*WHAT YOU HAVE TO DO:* How many lines of the records hold the string "this"? Reply with the number alone.

*GIVEN DATA:*

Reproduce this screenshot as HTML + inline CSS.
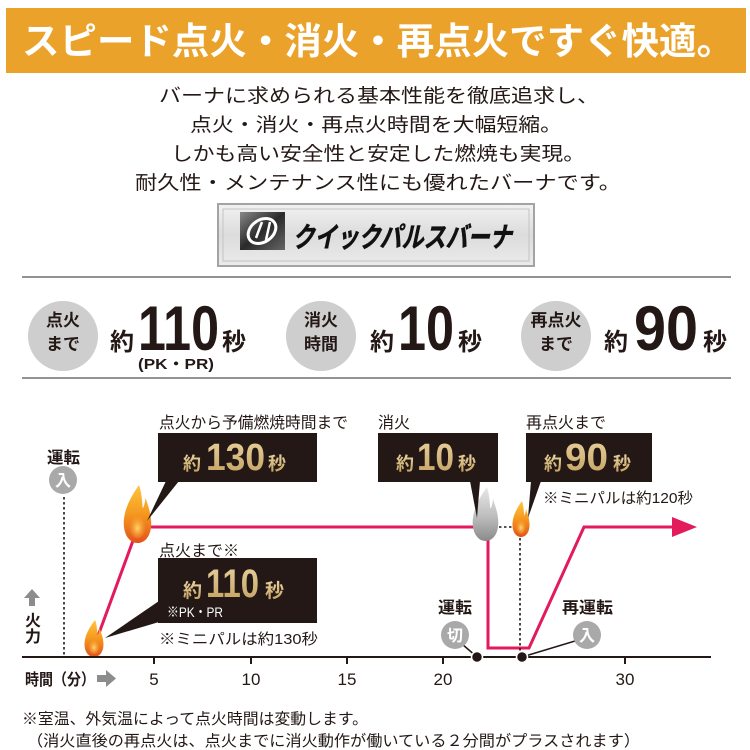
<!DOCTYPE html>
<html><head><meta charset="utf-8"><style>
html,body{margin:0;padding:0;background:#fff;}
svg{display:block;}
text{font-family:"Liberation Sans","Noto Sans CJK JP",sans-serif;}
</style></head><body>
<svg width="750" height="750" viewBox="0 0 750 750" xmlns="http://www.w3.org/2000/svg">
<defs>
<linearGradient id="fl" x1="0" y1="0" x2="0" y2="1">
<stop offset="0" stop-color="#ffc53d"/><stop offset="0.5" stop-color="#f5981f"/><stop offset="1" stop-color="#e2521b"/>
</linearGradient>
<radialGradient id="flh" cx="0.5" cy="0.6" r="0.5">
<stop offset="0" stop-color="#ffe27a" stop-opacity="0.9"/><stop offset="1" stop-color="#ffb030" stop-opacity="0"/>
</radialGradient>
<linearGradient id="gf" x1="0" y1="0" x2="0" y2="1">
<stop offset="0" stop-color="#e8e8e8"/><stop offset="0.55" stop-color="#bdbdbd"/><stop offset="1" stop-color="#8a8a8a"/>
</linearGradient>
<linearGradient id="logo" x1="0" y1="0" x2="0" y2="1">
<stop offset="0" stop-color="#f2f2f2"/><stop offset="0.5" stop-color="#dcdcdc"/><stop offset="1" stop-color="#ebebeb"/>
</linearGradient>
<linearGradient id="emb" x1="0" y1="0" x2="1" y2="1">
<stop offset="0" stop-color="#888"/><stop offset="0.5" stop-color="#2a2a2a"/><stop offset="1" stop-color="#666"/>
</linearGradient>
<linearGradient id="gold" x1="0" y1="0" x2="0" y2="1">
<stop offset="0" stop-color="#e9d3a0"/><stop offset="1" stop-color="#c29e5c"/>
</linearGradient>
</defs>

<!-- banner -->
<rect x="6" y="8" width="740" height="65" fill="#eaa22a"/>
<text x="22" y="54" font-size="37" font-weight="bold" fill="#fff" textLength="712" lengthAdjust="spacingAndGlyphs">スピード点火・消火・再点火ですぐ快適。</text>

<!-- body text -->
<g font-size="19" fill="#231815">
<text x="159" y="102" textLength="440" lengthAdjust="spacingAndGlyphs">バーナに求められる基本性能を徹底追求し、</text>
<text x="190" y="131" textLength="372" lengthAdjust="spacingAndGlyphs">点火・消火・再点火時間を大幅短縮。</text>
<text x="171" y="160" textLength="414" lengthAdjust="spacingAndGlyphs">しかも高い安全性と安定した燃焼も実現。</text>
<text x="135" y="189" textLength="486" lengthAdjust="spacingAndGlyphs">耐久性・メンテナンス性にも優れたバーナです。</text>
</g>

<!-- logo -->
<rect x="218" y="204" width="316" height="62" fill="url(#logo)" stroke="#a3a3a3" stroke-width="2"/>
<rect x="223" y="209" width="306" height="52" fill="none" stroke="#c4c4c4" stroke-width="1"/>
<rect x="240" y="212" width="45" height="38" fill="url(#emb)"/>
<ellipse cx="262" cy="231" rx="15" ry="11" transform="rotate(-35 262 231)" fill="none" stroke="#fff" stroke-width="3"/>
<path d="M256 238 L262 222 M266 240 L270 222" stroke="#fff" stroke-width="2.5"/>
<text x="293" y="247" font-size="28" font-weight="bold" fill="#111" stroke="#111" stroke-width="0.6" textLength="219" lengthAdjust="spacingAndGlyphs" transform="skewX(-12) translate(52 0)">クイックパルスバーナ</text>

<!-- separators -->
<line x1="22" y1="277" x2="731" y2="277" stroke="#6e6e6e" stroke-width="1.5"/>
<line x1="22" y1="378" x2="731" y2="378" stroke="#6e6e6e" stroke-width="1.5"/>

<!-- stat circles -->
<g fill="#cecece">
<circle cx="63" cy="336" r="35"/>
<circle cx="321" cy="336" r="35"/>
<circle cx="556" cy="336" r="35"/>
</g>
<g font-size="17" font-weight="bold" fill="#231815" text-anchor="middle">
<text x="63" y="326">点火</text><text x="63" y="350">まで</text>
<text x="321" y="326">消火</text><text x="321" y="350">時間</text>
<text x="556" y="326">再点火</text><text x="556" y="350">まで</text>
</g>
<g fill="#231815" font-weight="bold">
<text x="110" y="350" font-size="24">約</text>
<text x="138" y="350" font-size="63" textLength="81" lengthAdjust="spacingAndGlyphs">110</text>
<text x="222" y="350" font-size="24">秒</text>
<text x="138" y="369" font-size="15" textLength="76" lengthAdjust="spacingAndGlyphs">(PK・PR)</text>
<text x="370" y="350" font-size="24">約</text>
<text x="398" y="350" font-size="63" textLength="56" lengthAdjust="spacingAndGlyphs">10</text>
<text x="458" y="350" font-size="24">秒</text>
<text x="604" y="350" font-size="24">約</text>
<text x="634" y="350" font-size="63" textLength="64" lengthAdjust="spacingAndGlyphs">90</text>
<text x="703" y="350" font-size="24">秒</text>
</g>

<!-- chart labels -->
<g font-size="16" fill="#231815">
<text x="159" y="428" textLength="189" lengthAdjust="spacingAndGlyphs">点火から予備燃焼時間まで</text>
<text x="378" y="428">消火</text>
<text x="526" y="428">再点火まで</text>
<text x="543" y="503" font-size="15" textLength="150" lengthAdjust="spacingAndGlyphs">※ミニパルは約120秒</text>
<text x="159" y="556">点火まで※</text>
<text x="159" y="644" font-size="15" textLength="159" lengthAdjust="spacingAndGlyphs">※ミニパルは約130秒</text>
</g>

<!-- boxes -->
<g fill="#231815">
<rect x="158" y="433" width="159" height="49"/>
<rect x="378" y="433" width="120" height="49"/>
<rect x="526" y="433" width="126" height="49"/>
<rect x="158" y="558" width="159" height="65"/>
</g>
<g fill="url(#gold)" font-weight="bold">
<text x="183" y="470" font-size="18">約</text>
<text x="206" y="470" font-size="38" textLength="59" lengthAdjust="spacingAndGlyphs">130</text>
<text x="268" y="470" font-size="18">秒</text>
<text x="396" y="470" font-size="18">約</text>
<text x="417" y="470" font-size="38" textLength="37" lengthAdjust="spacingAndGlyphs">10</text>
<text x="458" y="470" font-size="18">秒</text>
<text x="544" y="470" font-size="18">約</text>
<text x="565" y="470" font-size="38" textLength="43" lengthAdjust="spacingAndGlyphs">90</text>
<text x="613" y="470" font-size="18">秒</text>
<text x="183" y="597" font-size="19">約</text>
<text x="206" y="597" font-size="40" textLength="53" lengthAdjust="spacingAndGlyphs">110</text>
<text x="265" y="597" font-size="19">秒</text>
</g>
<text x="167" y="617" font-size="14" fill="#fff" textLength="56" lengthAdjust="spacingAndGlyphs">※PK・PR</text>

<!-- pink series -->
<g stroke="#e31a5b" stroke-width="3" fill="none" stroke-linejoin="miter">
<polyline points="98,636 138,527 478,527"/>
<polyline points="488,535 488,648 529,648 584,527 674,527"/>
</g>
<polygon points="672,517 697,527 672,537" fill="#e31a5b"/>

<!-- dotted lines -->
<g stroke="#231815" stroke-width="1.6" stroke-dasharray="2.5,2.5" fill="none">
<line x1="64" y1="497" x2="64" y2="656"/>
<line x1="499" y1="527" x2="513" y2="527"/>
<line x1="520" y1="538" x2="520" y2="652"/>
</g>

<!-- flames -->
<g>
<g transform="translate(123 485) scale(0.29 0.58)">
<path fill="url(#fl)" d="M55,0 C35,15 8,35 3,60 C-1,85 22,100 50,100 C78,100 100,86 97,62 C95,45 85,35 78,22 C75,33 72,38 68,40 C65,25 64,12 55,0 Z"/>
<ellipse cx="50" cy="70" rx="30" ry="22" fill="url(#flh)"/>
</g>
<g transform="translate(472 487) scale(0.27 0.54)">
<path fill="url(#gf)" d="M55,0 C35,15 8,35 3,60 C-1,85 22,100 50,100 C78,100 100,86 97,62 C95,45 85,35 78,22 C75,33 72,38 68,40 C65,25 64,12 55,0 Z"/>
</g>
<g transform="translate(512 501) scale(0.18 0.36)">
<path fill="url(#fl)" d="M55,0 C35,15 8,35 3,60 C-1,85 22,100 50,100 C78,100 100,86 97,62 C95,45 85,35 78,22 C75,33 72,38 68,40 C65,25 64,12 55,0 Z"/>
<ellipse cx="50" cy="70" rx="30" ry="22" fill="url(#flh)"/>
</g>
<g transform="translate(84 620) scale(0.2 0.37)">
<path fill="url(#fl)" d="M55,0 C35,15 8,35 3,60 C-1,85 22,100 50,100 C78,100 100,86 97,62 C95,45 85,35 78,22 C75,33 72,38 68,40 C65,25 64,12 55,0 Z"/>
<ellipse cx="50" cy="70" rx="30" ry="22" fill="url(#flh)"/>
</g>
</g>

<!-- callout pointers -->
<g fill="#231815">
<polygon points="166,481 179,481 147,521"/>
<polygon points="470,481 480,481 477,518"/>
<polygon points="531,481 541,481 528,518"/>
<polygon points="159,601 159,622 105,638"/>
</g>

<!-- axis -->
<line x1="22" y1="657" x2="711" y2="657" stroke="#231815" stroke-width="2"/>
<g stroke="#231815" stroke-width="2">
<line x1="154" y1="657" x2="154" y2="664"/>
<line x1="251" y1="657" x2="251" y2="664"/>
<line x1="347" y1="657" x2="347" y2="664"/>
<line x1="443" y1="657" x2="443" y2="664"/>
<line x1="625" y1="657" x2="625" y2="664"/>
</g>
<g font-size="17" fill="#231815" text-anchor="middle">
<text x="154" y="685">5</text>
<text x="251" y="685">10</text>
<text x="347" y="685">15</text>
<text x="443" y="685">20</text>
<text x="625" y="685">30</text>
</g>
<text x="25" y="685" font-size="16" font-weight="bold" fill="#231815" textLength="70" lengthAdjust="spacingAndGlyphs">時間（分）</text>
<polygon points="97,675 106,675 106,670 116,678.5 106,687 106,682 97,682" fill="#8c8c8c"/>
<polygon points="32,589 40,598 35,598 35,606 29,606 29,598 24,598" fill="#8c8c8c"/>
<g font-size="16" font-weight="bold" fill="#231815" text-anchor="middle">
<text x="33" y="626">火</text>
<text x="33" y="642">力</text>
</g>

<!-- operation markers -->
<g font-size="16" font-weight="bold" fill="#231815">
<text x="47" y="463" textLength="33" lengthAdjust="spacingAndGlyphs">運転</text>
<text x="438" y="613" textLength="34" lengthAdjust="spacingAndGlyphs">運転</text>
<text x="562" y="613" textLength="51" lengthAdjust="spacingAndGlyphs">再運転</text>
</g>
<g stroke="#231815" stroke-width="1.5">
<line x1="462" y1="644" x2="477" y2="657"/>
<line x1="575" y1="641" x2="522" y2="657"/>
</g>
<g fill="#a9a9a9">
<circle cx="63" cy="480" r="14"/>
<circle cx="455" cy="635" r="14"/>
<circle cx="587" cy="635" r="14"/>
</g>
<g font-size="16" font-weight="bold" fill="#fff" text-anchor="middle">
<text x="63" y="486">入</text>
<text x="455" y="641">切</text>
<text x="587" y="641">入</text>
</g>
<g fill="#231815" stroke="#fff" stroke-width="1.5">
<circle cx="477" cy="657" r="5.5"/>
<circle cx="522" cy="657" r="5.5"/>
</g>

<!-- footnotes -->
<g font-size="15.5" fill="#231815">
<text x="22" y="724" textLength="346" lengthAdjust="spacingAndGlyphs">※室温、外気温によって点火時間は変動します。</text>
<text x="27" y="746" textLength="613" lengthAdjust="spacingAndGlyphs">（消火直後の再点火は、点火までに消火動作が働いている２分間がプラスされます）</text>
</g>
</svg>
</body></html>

==

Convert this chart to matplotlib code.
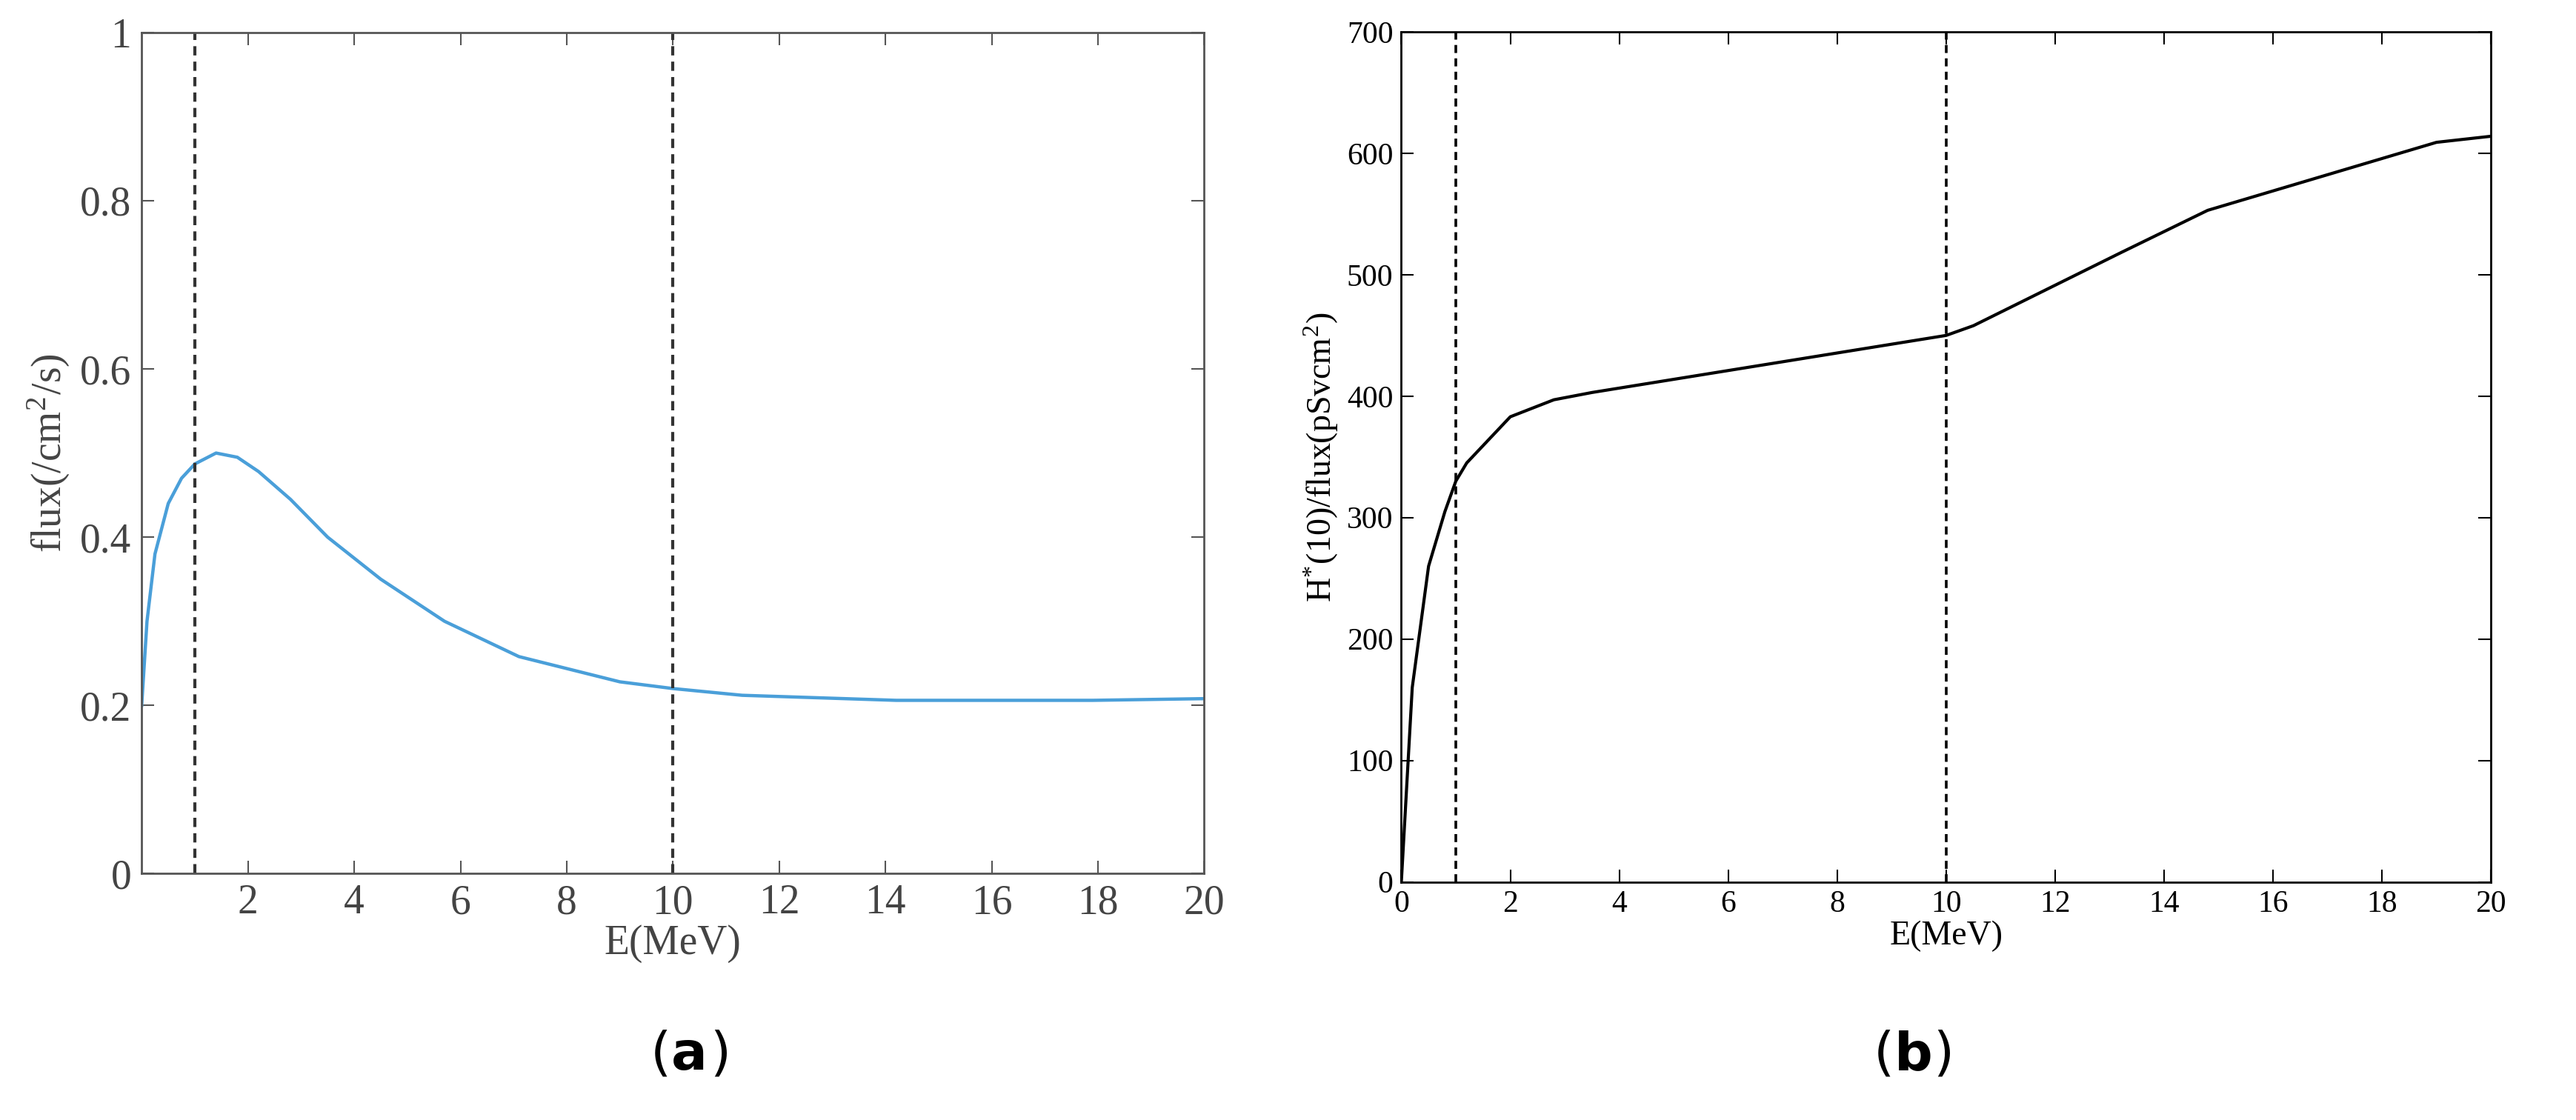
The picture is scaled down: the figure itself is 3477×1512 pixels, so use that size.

*EXERCISE ANSWER:* 2